How does one cluster multiple machines to act as one to run multiple virtual machines on this single-seeming machine? [duplicate]

Solution 1:

The type of cluster that presents as a single operating system with lots of memory, multiple CPUs and can run whatever would normally run on the non-clustered version of that OS is called a Single System Image. This takes multiple cluster nodes and does just what you said, merges them into a single OS instance.

This is not commonly done because such a system is extremely hard to engineer correctly, and systems that cluster at the application level instead of the OS level are a lot easier to set up and often perform much better.

The reason for the performance difference has to do with assumptions. A process running on an OS assumes all of its available resources are local. A Cluster-ready process (such as a render farm) assumes that some resources are local and some are remote. Because of the differences of assumption how resources are allocated are very different.

Taking a general-purpose single-node operating system like Linux and converting it into a SSI-style cluster takes a lot of reworking of kernel internals. Concepts such as memory locality (see also: numa) are extremely important on such a system, and the cost of switching a process to a different CPU can be a lot higher. Secondly, a concept not really present in Linux, locality of CPU, is also very important; if you have a multi-threaded process, having two processes running on one node and two on another can perform a lot slower than all four running on the same node. It is up to the operating system to make local vs remote choices for processes that are likely blind to such distinctions.

However, if you have a cluster-ready application (such as those listed by Chopper) the application itself will make local/remote decisions. The application is fully aware of the local vs remote implications of operations and will act accordingly.

Solution 2:

Note: I'm not an expert in this topic.

The way I understand you, your interested in high performance computer clusters (as opposed to other cluster approaches like High-Availability or Load-Balancing).

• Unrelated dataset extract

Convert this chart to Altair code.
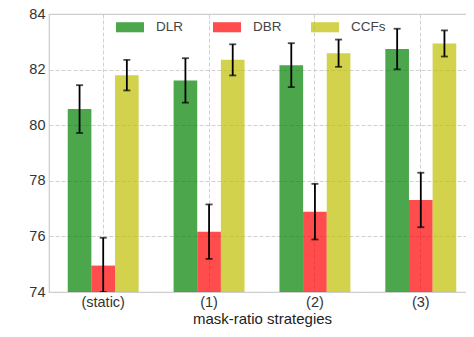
import altair as alt
import pandas as pd

categories = ["(static)", "(1)", "(2)", "(3)"]
methods = ["DLR", "DBR", "CCFs"]
colors = ["#008000", "#ff0000", "#bfbf00"]

dlr = [80.58, 81.61, 82.16, 82.74]
dlr_err = [0.86, 0.80, 0.79, 0.73]
dbr = [74.95, 76.17, 76.89, 77.31]
dbr_err = [1.00, 0.98, 1.00, 0.98]
ccfs = [81.80, 82.35, 82.59, 82.94]
ccfs_err = [0.55, 0.56, 0.49, 0.47]

rows = []
for vals, errs, m in [(dlr, dlr_err, "DLR"), (dbr, dbr_err, "DBR"), (ccfs, ccfs_err, "CCFs")]:
    for c, v, e in zip(categories, vals, errs):
        rows.append({"strategy": c, "method": m, "value": v, "lo": v - e, "hi": v + e})
df = pd.DataFrame(rows)

font = "Liberation Sans"

x = alt.X("strategy:N", sort=categories, title="mask-ratio strategies",
          scale=alt.Scale(paddingInner=0.33, paddingOuter=0.177),
          axis=alt.Axis(labelAngle=0, grid=True, gridDash=[4, 2], gridColor="#d0d0d0",
                        ticks=False, domain=False, labelPadding=3, titlePadding=3,
                        labelFontSize=14.5, titleFontSize=15, labelColor="#333333",
                        titleColor="#222222", labelFont=font, titleFont=font,
                        titleFontWeight="normal"))
xoff = alt.XOffset("method:N", sort=methods)
yscale = alt.Scale(domain=[74, 84], nice=False, zero=False, clamp=True)

bars = alt.Chart(df).mark_bar(opacity=0.7, clip=True).encode(
    x=x,
    xOffset=xoff,
    y=alt.Y("value:Q", scale=yscale, title="metrics",
            axis=alt.Axis(values=[74, 76, 78, 80, 82, 84], grid=True, gridDash=[4, 2],
                          gridColor="#d0d0d0", ticks=False, domain=False, labelPadding=4,
                          titlePadding=7, labelFontSize=14.5, titleFontSize=15,
                          labelColor="#333333", titleColor="#222222",
                          labelFont=font, titleFont=font, titleFontWeight="normal")),
    y2=alt.datum(74),
    color=alt.Color("method:N", sort=methods,
                    scale=alt.Scale(domain=methods, range=colors),
                    legend=alt.Legend(title=None, orient="none", direction="horizontal",
                                      legendX=67, legendY=-1, columns=3,
                                      symbolType="M-1,-0.36L1,-0.36L1,0.36L-1,0.36Z",
                                      symbolSize=784, symbolOpacity=0.7, symbolStrokeWidth=0,
                                      labelFontSize=13.5, labelFont=font, labelColor="#444444",
                                      labelOffset=12, columnPadding=29)),
)

err = alt.Chart(df).mark_errorbar(ticks=alt.MarkConfig(size=7, color="black", strokeWidth=1.8),
                                  color="black", thickness=1.8, clip=True).encode(
    x=alt.X("strategy:N", sort=categories),
    xOffset=xoff,
    y=alt.Y("lo:Q", scale=yscale, title=None),
    y2="hi:Q",
)

chart = alt.layer(bars, err).properties(
    width=426, height=278,
    autosize=alt.AutoSizeParams(type="none"),
    padding={"left": 41, "top": 6, "right": -9, "bottom": 37},
).configure_view(stroke="#cccccc", strokeWidth=1.2).configure_axis(labelFont=font)

chart.save("out.html", embed_options={"renderer": "svg", "actions": False})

What you probably want is Super-, Grid- or Distributed-computing.

How does one take multiple computers and make them act as one, such that all their processors and memory are combined now and you are running any application such that yo are running them on a single very fast computer.

Without specialized hardware (see for example Torus interconnect or InfiniBand) you're limited to connecting the computers using Ethernet (meaning you either can do distributed- or grid-computing). But you should not forget or underestimate the speed difference of a local high-speed computer bus as opposed to Ethernet!

Now the question if grid- or distributed computing is something you should strive to achieve is highly dependent on the tasks you want to accomplish. With a bottle-neck like Ethernet, grid- or distributed-computing only makes sens for takts/applications that don't need to be very responsive and need to do very computation-intensive tasks. Which (broadly speaking disqualifies any application that isn't of a scientific nature. Also the application should probably be programmed in a way, that it can fully take advantage of the distributed nature of it's host.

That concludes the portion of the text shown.